Pusat mode dunia, demikian kota ini dijuluki. Sejak abad ke 16 Milan telah berkembang menjadi kota perdagangan barang mewah seperti pakaian, perhiasan, dan barang-barang dari kulit yang wah. Empat abad kemudian, industri tekstil dan fashion mulai berkembang di Milan. Kota ini mencapai keglamorannya sejak tahun 1970. Sejumlah fashion brand kenamaan asal Italia, seperti Gucci, Dolce & Gabanna, Versace, Prada, Armani, dan Valentino hingga kini berkantor pusat di Milan. Sementara itu, hampir semua fashion label internasional membuka toko atau outletnya di Milan.
Tak ayal, kota yang terletak di Italia bagian Utara ini pun menjadi destinasi favorit para model dan perancang busana dari berbagai penjuru dunia. Milan menjadi tempat berburu produk fashion branded favorit mereka. Bagi mereka, ke Italia berarti ke Milan. Berkunjung ke Milan akan menaikkan gengsinya sebagai fashionista.
Saya sendiri punya ketertarikan pada industri fashion Italy, terutama Milan, berawal dari karya foto iklan Oliviero Toscani. Fotografer Italy kelahiran Milan (1942) ini berhasil mendongkrak popularitas produk fashion United Colors of Benetton lewat foto-foto kontroversialnya yang digunakan untuk kampanye iklan pada medio 1980an.
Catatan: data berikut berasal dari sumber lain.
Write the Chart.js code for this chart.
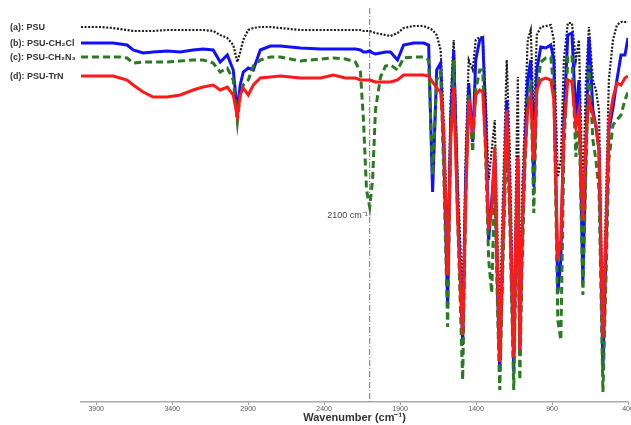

Iklan produk fashion yang mengandalkan unsur warna dalam rancangannya ini cukup unik. Konsep “united colors” ditampilkan melalui model dari berbagai ras: negro berkulit gelap dengan rambut keriting dan bibir tebal, bule berambut blonde, juga wajah asia dengan mata sipit. Issue toleransi, perdamaian, dan respek atas keberagaman dipilih Benetton untuk mengkampanyekan brand-nya.
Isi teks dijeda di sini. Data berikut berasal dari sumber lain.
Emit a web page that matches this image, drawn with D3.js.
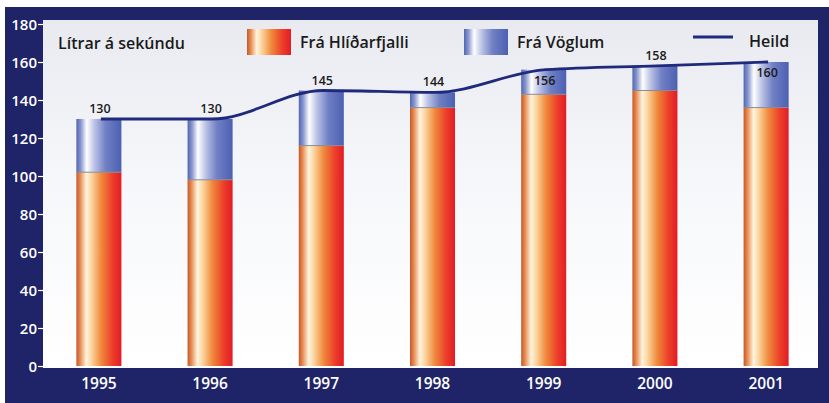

Pada tahun 1988, iklan multi etnik itu mulai menghiasi majalah-majalah remaja di Indonesia. Kala itu, saya yang mulai menginjak remaja dan lagi belajar centil, akhirnya menjadi salah satu korban iklan Benetton. Setiap hari saya menyisihkan uang saku demi membeli selembar kaos warna ngejreng bertuliskan United Colors of Benetton. Kaos impian itu baru berhasil saya beli tiga tahun kemudian, setelah kuliah dan mulai bisa mencari uang saku tambahan dengan menulis cerpen.
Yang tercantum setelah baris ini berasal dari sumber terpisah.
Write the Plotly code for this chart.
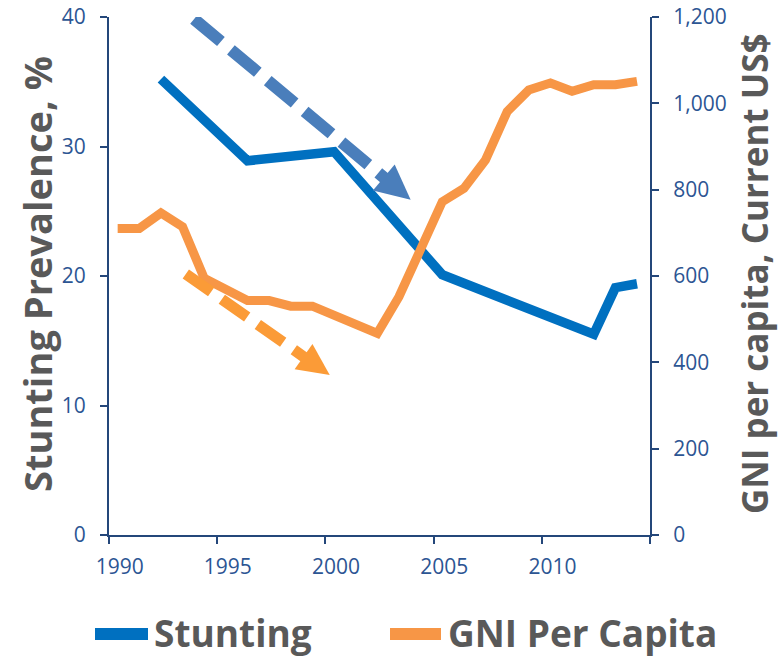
import plotly.graph_objects as go

# ---- data ----
stunting_years = [1992, 1996, 2000, 2005, 2012, 2013, 2014]
stunting_values = [35.2, 28.9, 29.6, 20.1, 15.5, 19.1, 19.4]

gni_years = list(range(1990, 2015))
gni_values = [710, 710, 746, 714, 595, 568, 543, 543, 530, 530, 510, 489, 467,
              552, 660, 772, 803, 869, 981, 1031, 1047, 1028, 1043, 1043, 1051]

x_tick_labels = ["1990", "1995", "2000", "2005", "2010"]
x_label_years = [1990, 1995, 2000, 2005, 2010]
x_tick_marks = [1989.6, 1994.6, 1999.6, 2004.6, 2009.6, 2014.6]

# trend arrows (data units: x = year, y = stunting %)
arrow_blue = {"start": (1993.53, 39.84), "tip": (2003.54, 25.88)}
arrow_orange = {"start": (1993.15, 20.16), "tip": (1999.80, 12.35)}

# ---- style ----
BLUE = "#0070C0"
ORANGE = "#F79646"
ARROW_BLUE = "#4A7EBB"
ARROW_ORANGE = "#FB9B37"
AXIS = "#24477A"
TICK = "#2C5593"
TITLE = "#595959"
FONT = "Open Sans"

W, H = 779, 659
ML, MR, MT, MB = 109, 129, 17, 124
PW, PH = W - ML - MR, H - MT - MB
X0, X1 = 1989.6, 2014.6
Y0, Y1 = 0, 40
sx = PW / (X1 - X0)
sy = PH / (Y1 - Y0)

fig = go.Figure()
fig.add_trace(go.Scatter(x=stunting_years, y=stunting_values, mode="lines",
                         name="Stunting", line=dict(color=BLUE, width=9.5),
                         showlegend=False))
fig.add_trace(go.Scatter(x=gni_years, y=gni_values, mode="lines", yaxis="y2",
                         name="GNI Per Capita", line=dict(color=ORANGE, width=9),
                         showlegend=False))

shapes = []


def add_arrow(spec, color, lw, head_len, head_half, dash):
    (xs, ys), (xt, yt) = spec["start"], spec["tip"]
    dxp = (xt - xs) * sx
    dyp = (yt - ys) * sy
    L = (dxp ** 2 + dyp ** 2) ** 0.5
    ux, uy = dxp / L, dyp / L
    nx, ny = -uy, ux
    bx = xt - (head_len - 3) * ux / sx
    by = yt - (head_len - 3) * uy / sy
    shapes.append(dict(type="line", xref="x", yref="y", x0=xs, y0=ys, x1=bx, y1=by,
                       line=dict(color=color, width=lw, dash=dash), layer="above"))
    cbx = xt - head_len * ux / sx
    cby = yt - head_len * uy / sy
    p1 = (cbx + head_half * nx / sx, cby + head_half * ny / sy)
    p2 = (cbx - head_half * nx / sx, cby - head_half * ny / sy)
    path = f"M{p1[0]},{p1[1]} L{xt},{yt} L{p2[0]},{p2[1]} Z"
    shapes.append(dict(type="path", xref="x", yref="y", path=path,
                       fillcolor=color, line=dict(width=0), layer="above"))


add_arrow(arrow_blue, ARROW_BLUE, 12, 35, 17, "35px,13px")
add_arrow(arrow_orange, ARROW_ORANGE, 11, 32, 15.5, "31px,13px")


def px2paper_x(px):
    return (px - ML) / PW


def px2paper_y(py):
    return (H - MB - py) / PH


# custom legend
leg_y = 632
shapes.append(dict(type="line", xref="paper", yref="paper",
                   x0=px2paper_x(95), x1=px2paper_x(148),
                   y0=px2paper_y(leg_y + 2), y1=px2paper_y(leg_y + 2),
                   line=dict(color=BLUE, width=12)))
shapes.append(dict(type="line", xref="paper", yref="paper",
                   x0=px2paper_x(390), x1=px2paper_x(441),
                   y0=px2paper_y(leg_y + 2), y1=px2paper_y(leg_y + 2),
                   line=dict(color=ORANGE, width=12)))

annotations = [
    dict(text="<b>Stunting</b>", xref="paper", yref="paper",
         x=px2paper_x(152), y=px2paper_y(leg_y), xanchor="left", yanchor="middle",
         showarrow=False, font=dict(family=FONT, size=37, color=TITLE)),
    dict(text="<b>GNI Per Capita</b>", xref="paper", yref="paper",
         x=px2paper_x(446), y=px2paper_y(leg_y), xanchor="left", yanchor="middle",
         showarrow=False, font=dict(family=FONT, size=37, color=TITLE)),
    dict(text="<b>Stunting Prevalence, %</b>", xref="paper", yref="paper",
         x=px2paper_x(37), y=px2paper_y(274), xanchor="center", yanchor="middle",
         textangle=-90, showarrow=False, font=dict(family=FONT, size=38, color=TITLE)),
    dict(text="<b>GNI per capita, Current US$</b>", xref="paper", yref="paper",
         x=px2paper_x(754), y=px2paper_y(274), xanchor="center", yanchor="middle",
         textangle=-90, showarrow=False, font=dict(family=FONT, size=35, color=TITLE)),
]

tickfont = dict(family=FONT, size=21, color=TICK)

fig.update_layout(
    width=W, height=H,
    margin=dict(l=ML, r=MR, t=MT, b=MB, pad=0, autoexpand=False),
    paper_bgcolor="white", plot_bgcolor="white",
    showlegend=False,
    shapes=shapes,
    annotations=annotations,
    xaxis=dict(range=[X0, X1], showgrid=False, zeroline=False, automargin=False,
               showline=True, linecolor=AXIS, linewidth=2,
               tickmode="array", tickvals=x_label_years, ticktext=x_tick_labels,
               ticks="", ticklabelshift=2, ticklabelstandoff=12, tickfont=tickfont,
               minor=dict(tickmode="array", tickvals=x_tick_marks, ticks="outside",
                          ticklen=7, tickwidth=2, tickcolor=AXIS, showgrid=False)),
    yaxis=dict(range=[Y0, Y1], dtick=10, showgrid=False, zeroline=False,
               automargin=False,
               showline=True, linecolor=AXIS, linewidth=2,
               ticks="outside", ticklen=7, tickwidth=2, tickcolor=AXIS,
               ticklabelstandoff=10, tickfont=tickfont),
    yaxis2=dict(range=[0, 1200], dtick=200, overlaying="y", side="right",
                showgrid=False, zeroline=False, tickformat=",", automargin=False,
                showline=True, linecolor=AXIS, linewidth=2,
                ticks="outside", ticklen=7, tickwidth=2, tickcolor=AXIS,
                ticklabelstandoff=10, tickfont=tickfont),
)

fig.write_html("out.html", config={"displayModeBar": False},
               post_script="document.body.style.margin='0';")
Hingga kini saya masih mengagumi Benetton. Lebih tepatnya mengagumi foto-foto iklannya yang lahir dari ide gila Oliviero Toscani. Kampanye iklan Benetton itu telah banyak mendapat pujian, tetapi di sisi lain juga menimbulkan kontroversi. Kampanye kesetaraan ras yang mengkontraskan kulit hitam dan kulit putih dalam iklan “Breastfeeding” (1989), misalnya, mendapatkan sejumlah penghargaan di Eropa, namun dikecam keras oleh warga Amerika. Barangkali orang Amerika merasa tidak rela jika si bayi yang berkulit putih menyusu pada seorang ibu berkulit hitam yang secara historis merupakan warga kelas embek di Amerika.
Begitu juga iklan yang berjudul “Tongue” (1991) yang menampilkan 3 bocah dengan warna kulit yang berbeda (negro, bule, dan asia) tengah menjulurkan lidah. Pesan yang ingin disampaikan Toscani melalui kampanye ini adalah meskipun bocah-bocah itu memiliki warna kulit yang berbeda, tetapi warna lidah mereka tetap sama. Berbeda-beda tetapi sama saja, begitu kira-kira maksudnya. Iklan ini memenangkan awards di Inggris dan Jerman, namun lagi-lagi mendapat kecaman. Kali ini oleh warga Arab karena dianggap berkonotasi pada pornografi.
Kampanye iklan fashion rancangan dinasti Luciano Benetton yang sarat makna itu memberi kesan yang begitu mendalam dalam ingatan saya. Maka, saya tak ingin melewatkan Milan, kota kelahiran seorang fotografer hebat, Oliviero Toscani. Sekalian mengintip, semodis apakah kota yang dijuluki pusat mode dunia ini?